Наступила ночь. Сняли велариум, протянутый над аллеей из кипарисов, и принесли факелы.
Дрожащее пламя нефти, горевшей в порфировых вазах, испугало на вершинах кипарисов обезьян, посвященных луне. Их резкие крики очень смешили солдат.
Продолговатые отсветы пламени дрожали на медных панцирях. Блюда с инкрустацией из драгоценных камней искрились разноцветными огнями. Чаши с краями из выпуклых зеркал умножали увеличенные образцы предметов. Толпясь вокруг, солдаты изумленно в них гляделись и гримасничали, чтобы посмеяться. Они бросали друг в друга через столы табуреты из слоновой кости и золотые лопатки. Они пили залпом греческие вина, которые хранят в бурдюках, вина Кампаньи, заключенные в амфоры, кантабрийское вино, которое привозят в бочках, и вина из ююбы, киннамона и лотоса. На земле образовались скользкие лужи вина, пар от мяса поднимался к листве деревьев вместе с испарением от дыхания. Слышны были одновременно громкое чавканье, шум речей, песни, дребезг чаш и кампанских ваз, которые, падая, разбивались на тысячи кусков, или чистый звон больших серебряных блюд.
По мере того как солдаты пьянели, они все больше думали о несправедливости к ним Карфагена» [22].
Немецкий историк Вернер Хусс отмечает, что первые столкновения с наёмниками не были вызваны денежными проблемами [23].
Чтобы избежать беспорядков, сенат решил выдать каждому солдату по золотому статеру «на пропитание» с условием, что воины со своими семьями покинут Карфаген и обоснуются в Сикке. Вероятно, этот город как база для солдат был выбран, так как находился на расстоянии примерно двести километров от столицы. Воины там маялись от безделья и подсчитывали, сколько им должны власти Карфагена.

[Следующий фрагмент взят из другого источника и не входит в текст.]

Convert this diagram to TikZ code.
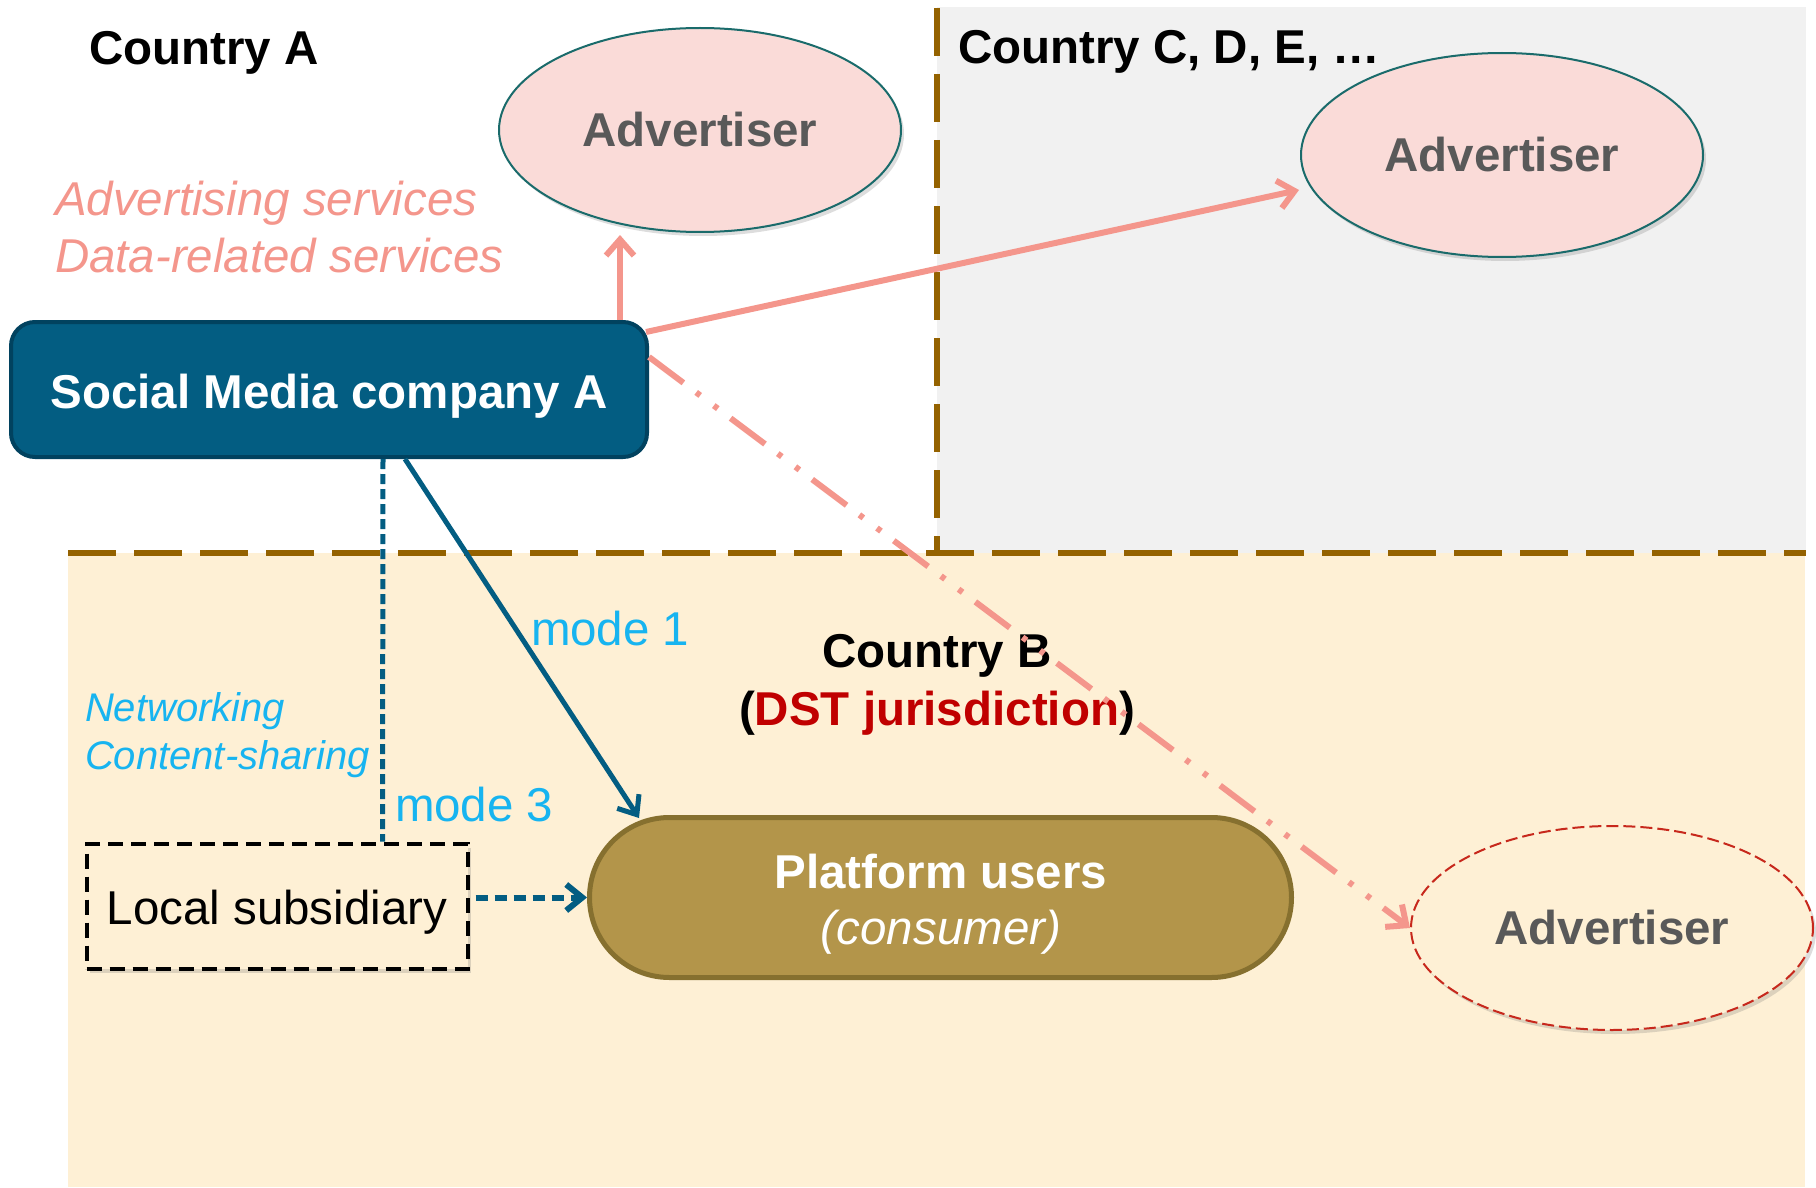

Гюстав Флобер так изобразил этот город со знаменитым храмом:
«Наконец, на седьмой день, после того как они долго шли вдоль подножья горы, дорога резко повернула вправо; их глазам представилась линия стен, воздвигнутых на белых утесах и сливавшихся с ними. Затем вдруг открылся весь город; в багровом свете заката на стенах развевались синие, желтые и белые покрывала. То были жрицы Танит, прибежавшие встречать воинов. Выстроившись вдоль укреплений, они ударяли в бубны, играли на лирах, потрясали кроталами, и лучи солнца, заходившего позади них в нумидийских горах, скользили между струнами арф, к которым прикасались их обнаженные руки. По временам инструменты внезапно затихали, и раздавался резкий, бешеный крик, похожий на лай; они издавали его, ударяя языком об углы рта. Иные стояли, подпирая подбородок рукой, неподвижнее сфинксов, и устремляли большие чёрные глаза на поднимавшееся вверх войско.
Хотя Сикка была священным городом, всё же она не могла дать приют такому количеству людей; один только храм со своими строениями занимал половину города. Поэтому варвары расположились по своему усмотрению в равнине, дисциплинированная часть войска — правильными отрядами, а другие — по национальностям или как попало».
На переговоры с наёмниками приехал полководец Ганнон. Он объяснял, что казна пуста, и просил воинов согласиться на жалование, которое было меньше оговоренного ранее. Так как среди воинов были представители различных племен (большинство составляли всё же ливийцы), Ганнон обращался к каждому отряду по отдельности, используя в качестве переводчиков их командиров. Серж Лансель пишет, что «последние или хитрили, или действительно плохо понимали, что им предлагают, во всяком случае, солдаты слушали Ганнона настороженно и не собирались с ним соглашаться. Они вообще не доверяли ему и не понимали, почему должны договариваться с этим подозрительным типом, которого они не знали и под чьим началом не служили. Кончилось всё тем, что солдаты взбунтовались против собственных командиров и двинулись на Карфаген. Не дойдя 20 километров до пунийской столицы, они разбили лагерь на берегу озера, неподалеку от Тунета (ныне Тунис)» [24].
Всего там собралось двадцать тысяч воинов. Власти Карфагена осознали, что они совершили ещё две серьёзные ошибки. Во-первых, позволив этим озлобленным наёмникам объединиться. Во-вторых, воины увезли в Сикку свои семьи, которые можно было бы использовать как рычаг давления на них.
Взбунтовавшимся солдатам теперь уже было мало их жалования, они хотели, чтобы им компенсировали стоимость утерянных коней и оружия, а также хлебного пайка. При этом они отказались общаться с Гамилькаром, так как обвинили его в том, что он их бросил. Но при этом готовы были вести переговоры с Гисгоном, который хорошо показал себя во время эвакуации войск из Сицилии. Гисгон начал выплачивать жалованье в полном объеме, однако просил подождать с прочими выплатами.